ASCO: Bristol-Myers racks up Opdivo combo data to sell its new biomarker, but will doctors buy it?

CHICAGO—Bristol-Myers Squibb’s new strategy In lung cancer relies on showing its new biomarker can help predict who benefits most from immunotherapy combinations. And Monday at the American Society of Clinical Oncology annual meeting, it rolled out data to support that notion.

Some doctors aren’t convinced, though—and they may just end up reaching for archnemesis Merck’s immuno-oncology star instead.

As part of the Checkmate-227 study, BMS segmented a group of patients whose tumors don’t bear the well-established biomarker PD-L1 to show that combinations featuring its PD-1 med Opdivo—Opdivo and fellow Bristol immunotherapy Yervoy, and Opdivo-plus-chemo—worked better in those with high levels of tumor mutational burden, or TMB.

The way BMS’ oncology development head, Fouad Namouni, sees it, “these data will be extremely important in understanding what population of patients is benefitting from I-O combination, whether it’s chemo combination or IO-IO,” he said.

For one, they’ll save patients with low TMB and low PD-L1 levels—who “don’t seem to derive benefit from either a chemo combination or an IO combination” that other groups do—some unnecessary exposure to drugs that won’t work, and the side effects that go along with them. “For this reason, I really believe in studying a patients’ biomarker at the time of making treatment decisions,” Namouni said.

RELATED: BMS' Opdivo-Yervoy combo posts big win in first-line lung cancer—but big enough to challenge Merck?

Not everyone’s convinced that TMB should be included in the group of biomarkers that doctors routinely test for in newly diagnosed lung cancer patients. At an ASCO educational panel on Friday, presenting doctors “were all in agreement that TMB testing is not ready for routine clinical practice, recommending against testing all patients for it at this time,” Credit Suisse analyst Vamil Divan wrote in a note to clients.

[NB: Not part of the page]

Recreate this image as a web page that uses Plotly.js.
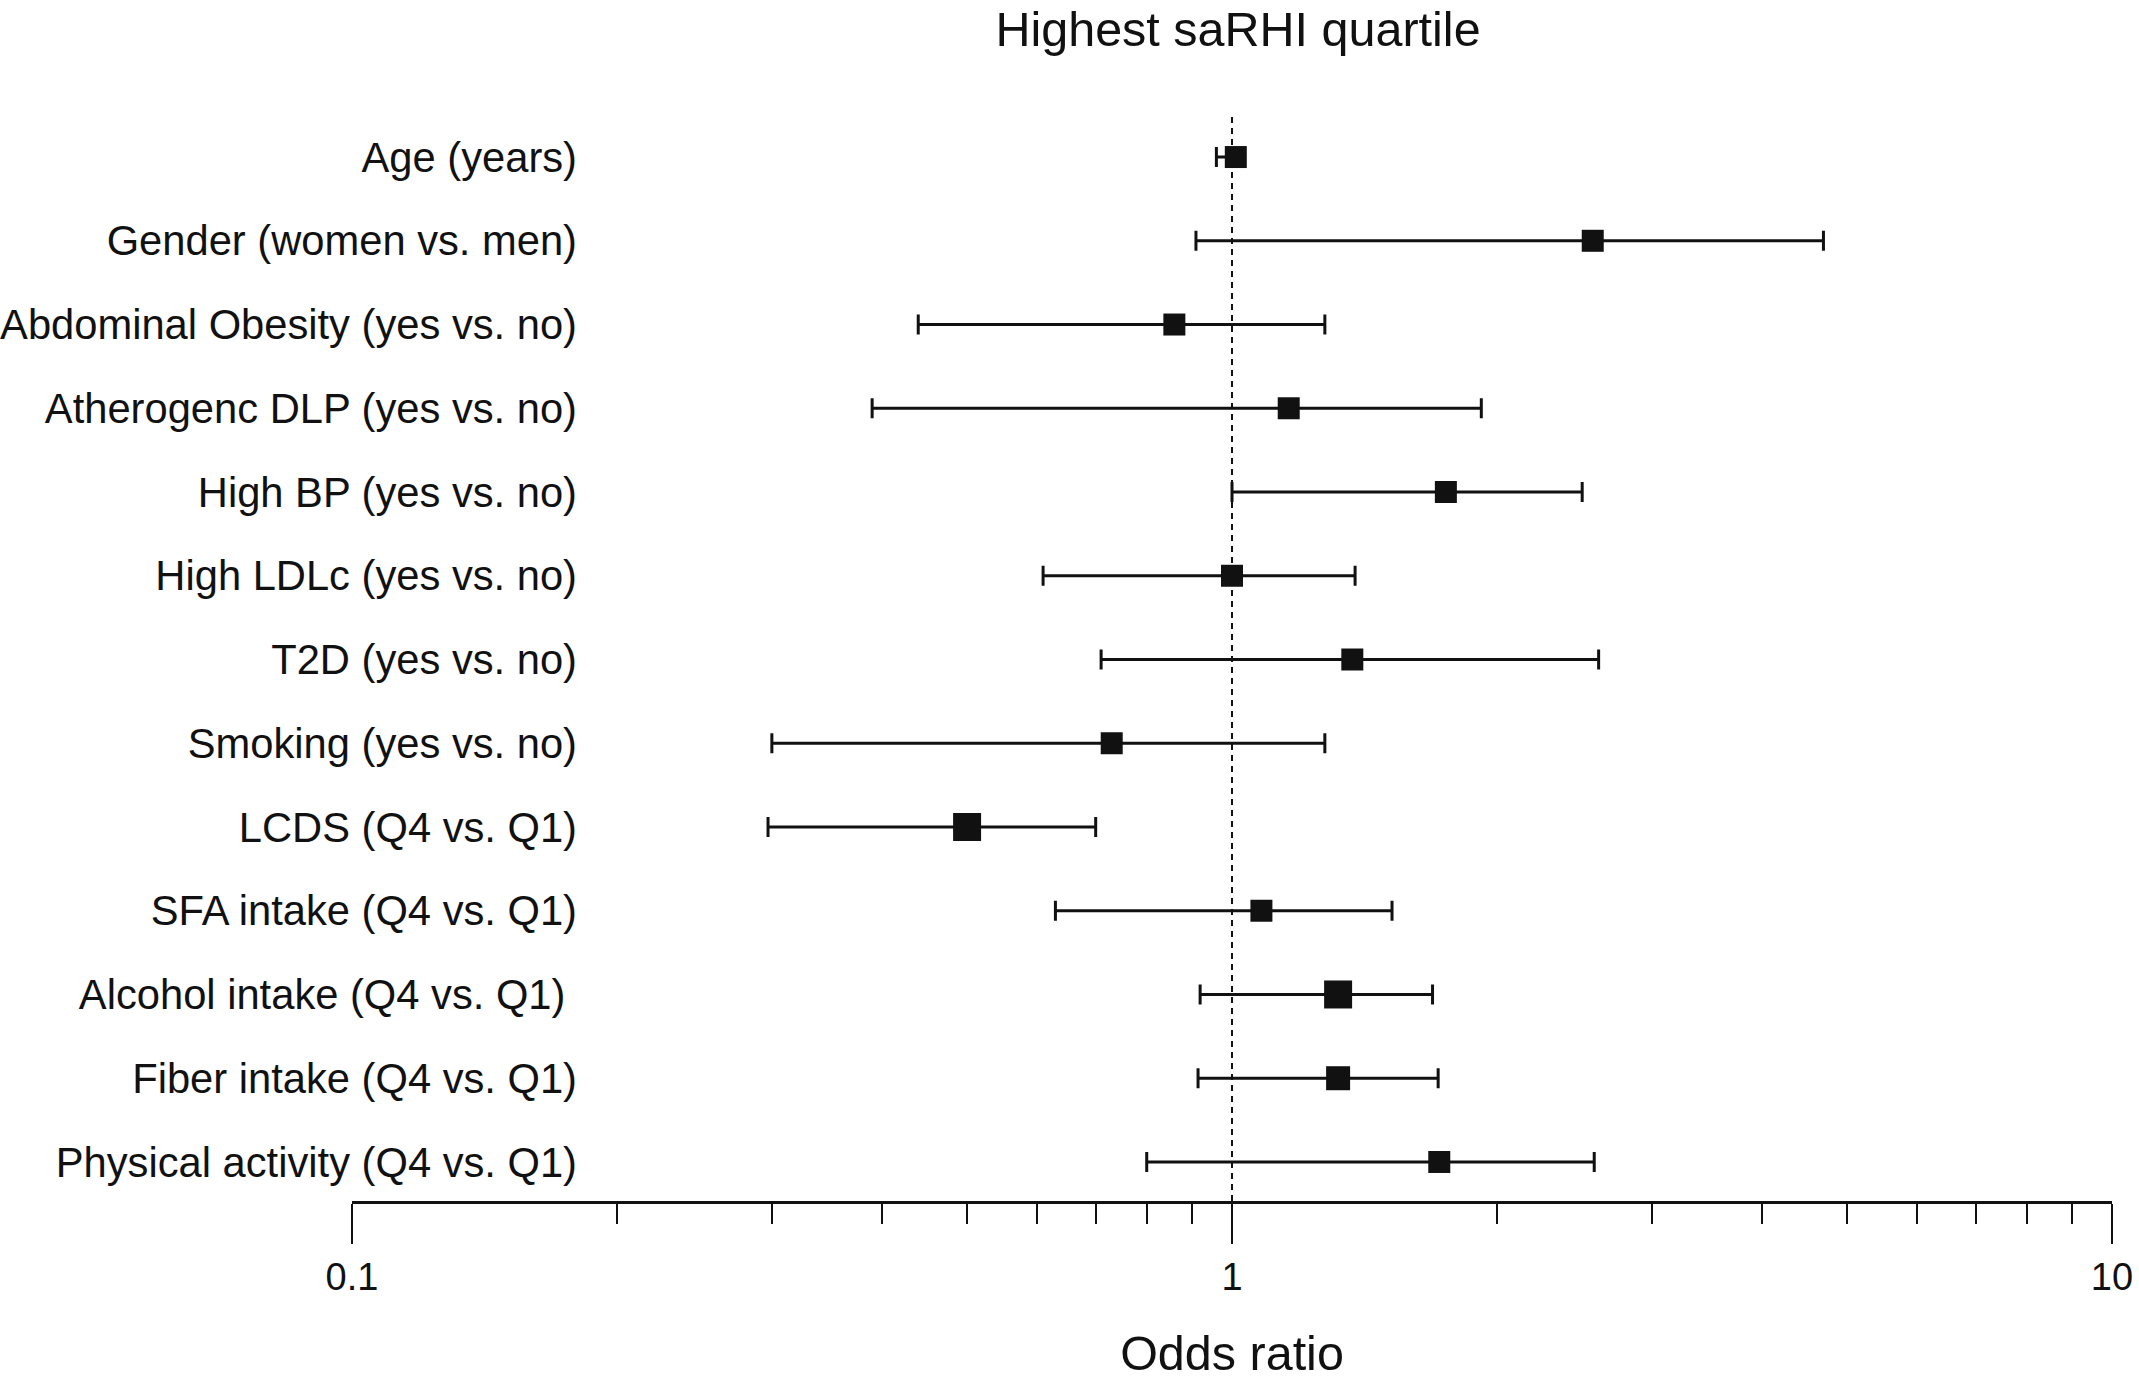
<!DOCTYPE html>
<html>
<head>
<meta charset="utf-8">
<script src="https://cdn.plot.ly/plotly-3.0.1.min.js"></script>
<style>
  html, body { margin: 0; padding: 0; background: #fff; }
  #chart { width: 2139px; height: 1382px; }
</style>
</head>
<body>
<div id="chart"></div>
<script>
// Categories (top to bottom)
const categories = [
  "Age (years)",
  "Gender (women vs. men)",
  "Abdominal Obesity (yes vs. no)",
  "Atherogenc DLP (yes vs. no)",
  "High BP (yes vs. no)",
  "High LDLc (yes vs. no)",
  "T2D (yes vs. no)",
  "Smoking (yes vs. no)",
  "LCDS (Q4 vs. Q1)",
  "SFA intake (Q4 vs. Q1)",
  "Alcohol intake (Q4 vs. Q1) ",
  "Fiber intake (Q4 vs. Q1)",
  "Physical activity (Q4 vs. Q1)"
];
// Odds ratios and 95% CI bounds
const oddsRatio = [1.01, 2.57, 0.86, 1.16, 1.75, 1.00, 1.37, 0.73, 0.50, 1.08, 1.32, 1.32, 1.72];
const ciLower   = [0.96, 0.91, 0.44, 0.39, 1.00, 0.61, 0.71, 0.30, 0.297, 0.63, 0.92, 0.915, 0.80];
const ciUpper   = [1.03, 4.70, 1.275, 1.92, 2.50, 1.38, 2.61, 1.275, 0.70, 1.52, 1.69, 1.715, 2.58];
// Relative weights reflected in marker size
const markerSizes = [22, 22, 22, 22, 22, 22, 22, 22, 28, 22, 28, 24, 22];

const majorTicks = [0.1, 1, 10];
const majorTickText = ["0.1", "1", "10"];
const minorTicks = [0.2, 0.3, 0.4, 0.5, 0.6, 0.7, 0.8, 0.9, 2, 3, 4, 5, 6, 7, 8, 9];

const rowIdx = categories.map((_, i) => i);
const FONT = "'Liberation Sans', Arial, Helvetica, sans-serif";
const INK = "#111111";

const trace = {
  type: "scatter",
  mode: "markers",
  x: oddsRatio,
  y: rowIdx,
  marker: { symbol: "square", size: markerSizes, color: INK, opacity: 1, line: { width: 0 } },
  error_x: {
    type: "data",
    symmetric: false,
    array: oddsRatio.map((v, i) => ciUpper[i] - v),
    arrayminus: oddsRatio.map((v, i) => v - ciLower[i]),
    color: INK,
    thickness: 3,
    width: 10
  },
  hoverinfo: "x+text",
  text: categories,
  showlegend: false,
  cliponaxis: false
};

const ML = 352, MR = 27, MT = 116, MB = 181, W = 2139, H = 1382;
const plotW = W - ML - MR;

const layout = {
  width: W,
  height: H,
  margin: { l: ML, r: MR, t: MT, b: MB, pad: 0 },
  paper_bgcolor: "#ffffff",
  plot_bgcolor: "#ffffff",
  font: { family: FONT, color: INK },
  title: {
    text: "Highest saRHI quartile",
    font: { family: FONT, size: 48.5, color: INK },
    x: 1238 / W,
    xanchor: "center",
    xref: "container",
    y: 1 - 29 / H,
    yanchor: "middle",
    yref: "container"
  },
  xaxis: {
    type: "log",
    range: [-1, 1],
    showgrid: false,
    zeroline: false,
    showline: true,
    linecolor: INK,
    linewidth: 3,
    ticks: "outside",
    ticklen: 40,
    tickwidth: 2,
    tickcolor: INK,
    tickmode: "array",
    tickvals: majorTicks,
    ticktext: majorTickText,
    tickfont: { family: FONT, size: 38, color: INK },
    minor: {
      tickmode: "array",
      tickvals: minorTicks,
      ticks: "outside",
      ticklen: 20,
      tickwidth: 2,
      tickcolor: INK,
      showgrid: false
    },
    title: {
      text: "Odds ratio",
      font: { family: FONT, size: 48.5, color: INK },
      standoff: 40
    },
    automargin: false,
    fixedrange: true
  },
  yaxis: {
    range: [12.466, -0.49],
    anchor: "free",
    position: (577 - ML) / plotW,
    showgrid: false,
    zeroline: false,
    showline: false,
    ticks: "",
    tickmode: "array",
    tickvals: rowIdx,
    ticktext: categories,
    tickfont: { family: FONT, size: 41.7, color: INK },
    automargin: false,
    fixedrange: true
  },
  shapes: [
    {
      type: "line",
      xref: "x",
      yref: "paper",
      x0: 1, x1: 1,
      y0: 0, y1: 1,
      line: { color: INK, width: 2, dash: "6px,5px" },
      layer: "below"
    }
  ]
};

Plotly.newPlot("chart", [trace], layout, { displayModeBar: false, staticPlot: true });
</script>
</body>
</html>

That discussion picked up right where it left off at April’s American Association for Cancer Research annual meeting, where Bristol worked to build its biomarker case with different Opdivo-Yervoy data in TMB-high patients.

The New Jersey drugmaker, naturally, feels differently about TMB testing; Namouni has said TMB could one day join EGFR, ALK, ROS and others on the list of lung cancer biomarkers used routinely to determine which treatments will work best.

RELATED: ASCO: Merck shows Roche up with big survival numbers in squamous lung cancer

In the meantime, though, Bristol’s chief I-O rival Merck is putting up big numbers across the board in the all-important first-line setting. Its combo of Keytruda and chemo has already shown it could halve the risk of death for patients with non-squamous lung cancer, and over the weekend at ASCO, the Keytruda-chemo pairing showed it could slash that risk by 36% in the squamous population, too.